Mi respuesta preferida me la inspiró (pido perdón) la lectura de textos de filosofía neoplatónica medieval (Escoto Eriúgena, sobre todo). En estos textos se insiste en que existen dos vías teológicas, dos modos completamente diversos de llegar al conocimiento de Dios. La vía positiva (katafática) consiste en predicar de Dios todo lo que en este mundo encontramos como positivo, multiplicándolo por infinito, por así decir. Si creemos que saber es bueno, digamos que Dios es omnisciente; si nos parece que tener barba y ser varón es importante, digamos que a Dios padre la barba le llega a los pies. Ahora bien, no tenemos que perder de vista que cualquier atributo finito es intrínsecamente inadecuado para expresar lo infinito, porque de alguna manera infinito y finito, perfecto e imperfecto, son inconmensurables. La vía negativa (apofática), entonces, debe complementar a la otra, a la positiva (y para algunos místicos es incluso superior a ella). Esta vía consiste en negar de Dios todo predicado. Cualquier cosa, por perfecta que sea, no es nada comparada con Dios y, por tanto, es fetichismo creer que lo expresa.
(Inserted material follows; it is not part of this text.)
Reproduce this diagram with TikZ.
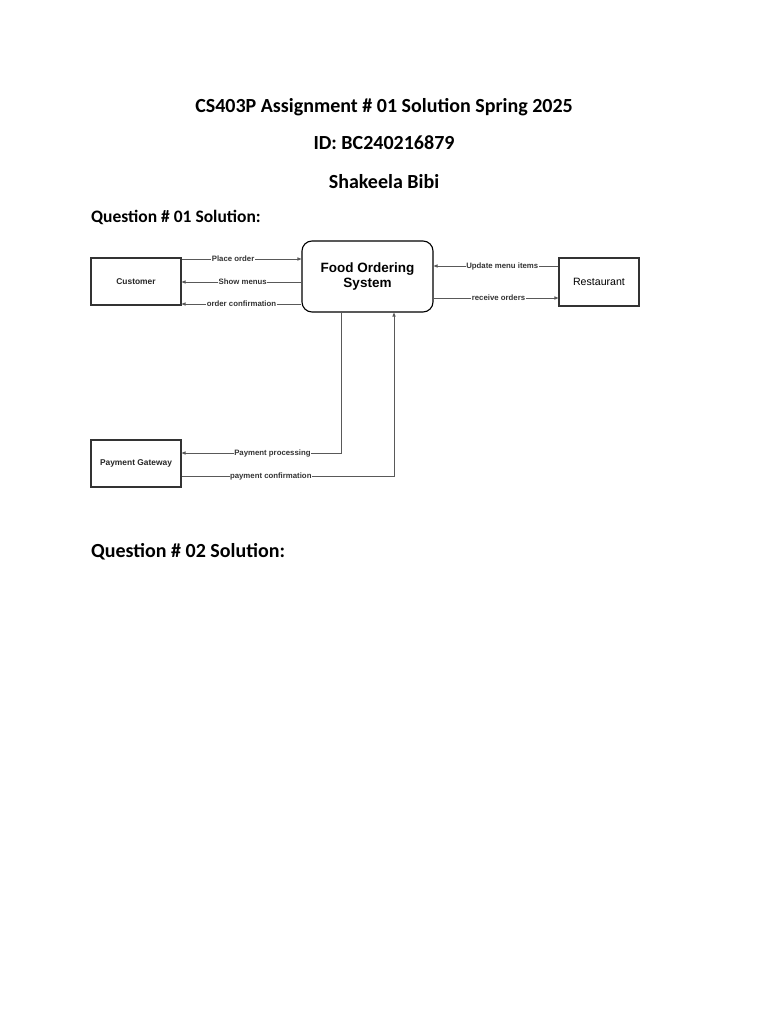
\documentclass[tikz,border=0pt]{standalone}
\usepackage{fontspec}
\setmainfont{Carlito}
\newfontfamily\diag{Liberation Sans}
\usetikzlibrary{arrows.meta}
\begin{document}
\begin{tikzpicture}[x=1pt,y=-1pt,
  title/.style={font=\bfseries\fontsize{20}{24}\selectfont, anchor=base, inner sep=0pt},
  qhead/.style={font=\bfseries\fontsize{17.5}{21}\selectfont, anchor=base west, inner sep=0pt},
  entity/.style={draw=black!80, line width=1.1pt, inner sep=0pt, text=black!85, font=\diag\bfseries\fontsize{8.4}{10}\selectfont},
  proc/.style={draw=black, line width=1.1pt, rounded corners=10pt, inner sep=0pt, align=center,
     font=\diag\bfseries\fontsize{13.5}{15.5}\selectfont},
  flow/.style={draw=black!65, line width=0.7pt, -{Triangle[length=4pt,width=3.2pt]}},
  lbl/.style={fill=white, inner sep=0.5pt, font=\diag\bfseries\fontsize{7.8}{9}\selectfont, text=black!80}
]
\useasboundingbox[fill=white] (0,0) rectangle (768,1024);

\node[title] (t1) at (384,112.5) {CS403P Assignment \# 01 Solution Spring 2025};
\node[title] (t2) at (384,149.5) {ID: BC240216879};
\node[title] (t3) at (384,189) {Shakeela Bibi};
\node[qhead] (q1) at (91,222.7) {Question \# 01 Solution:};
\node[qhead, font=\bfseries\fontsize{20}{24}\selectfont] (q2) at (91,557) {Question \# 02 Solution:};

% boxes
\node[entity, minimum width=90pt, minimum height=47pt] (cust) at (136,281.5) {Customer};
\node[proc, minimum width=131pt, minimum height=71pt] (fos) at (367.5,276.5) {Food Ordering\\System};
\node[entity, minimum width=80pt, minimum height=48pt, font=\diag\fontsize{10.6}{12}\selectfont, text=black] (rest) at (599,282) {Restaurant};
\node[entity, minimum width=90pt, minimum height=47pt] (pg) at (136,463.5) {Payment Gateway};

% customer flows
\draw[flow] (cust.east |- 0,259) -- node[lbl, pos=0.43] {Place order} (fos.west |- 0,259);
\draw[flow] (fos.west |- 0,282) -- node[lbl, pos=0.49] {Show menus} (cust.east |- 0,282);
\draw[flow] (fos.west |- 0,304) -- node[lbl, pos=0.5] {order confirmation} (cust.east |- 0,304);

% restaurant flows
\draw[flow] (rest.west |- 0,266) -- node[lbl, pos=0.45] {Update menu items} (fos.east |- 0,266);
\draw[flow] (fos.east |- 0,298) -- node[lbl, pos=0.52] {receive orders} (rest.west |- 0,298);

% payment flows
\coordinate (pp) at (341,453);
\coordinate (pc) at (394,476);
\draw[flow] (fos.south -| pp) -- (pp) -- node[lbl, pos=0.43] {Payment processing} (pg.east |- pp);
\draw[flow] (pg.east |- pc) -- node[lbl, pos=0.42] {payment confirmation} (pc) -- (fos.south -| pc);
\end{tikzpicture}
\end{document}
Los teólogos más sensatos piensan que las dos vías se complementan, y que cada una por sí sola lleva a la ruina teológica.

¿Qué tiene que ver esto con el arte y la belleza? Se me ocurre que, con la expresión de la Belleza, ocurre algo análogo. Hay un camino positivo, directo, de intentar expresar la belleza mediante aquellas propiedades naturales que encontramos que encarnan mejor la Belleza. Este sería el camino tomado por los griegos en su época clásica, y en general todo arte que busque manifiestamente expresar belleza natural, como expresión de la belleza ideal. Es el arte de la Metáfora. Pero un artista, sintiendo la inadecuación que siempre hay entre cualquier signo y lo ideal que ese signo intenta significar, puede también “intentar” (sin él saberlo) llevarnos a la vivencia de la Belleza de una manera negativa, por contraposición. Este artista nos mostrará lo feo, lo deforme. Eso provocará en nosotros, inmediatamente, un dolor, un dis-gusto. Pero, mediatamente, la mente se moverá en sentido inverso: ¿por qué me duele la contemplación de lo feo? Evidentemente, porque tengo en mí un modelo ideal de Belleza, con el que no encaja esto que veo. Esto me despierta, indirectamente, por contraposición, la intuición de ese ideal de Belleza, con el que mido la fealdad (es también el “mecanismo” mental que opera en la Comedia y en toda ridiculización). Quien no tuviese ideal de belleza, ante la contemplación de lo “feo” simplemente tendría que quedar impertérrito.

Por supuesto, es propio de gente optimista preferir la vía clásica y positiva. Y es de gente más bien deprimida, luterana, burguesa, moderna… lo contrario. Yo por eso, aunque estemos en crisis, prefiero la vía clásica, aunque no deja de gustarme esa vía indirecta y negativa de arte que es el arte que busca lo feo. Pero ¿quién es capaz de hacer, hoy por hoy, un arte que guste siendo bello y optimista? ¿Quién no sabe que si quieres hoy triunfar como poeta tienes necesariamente que ser un llorón?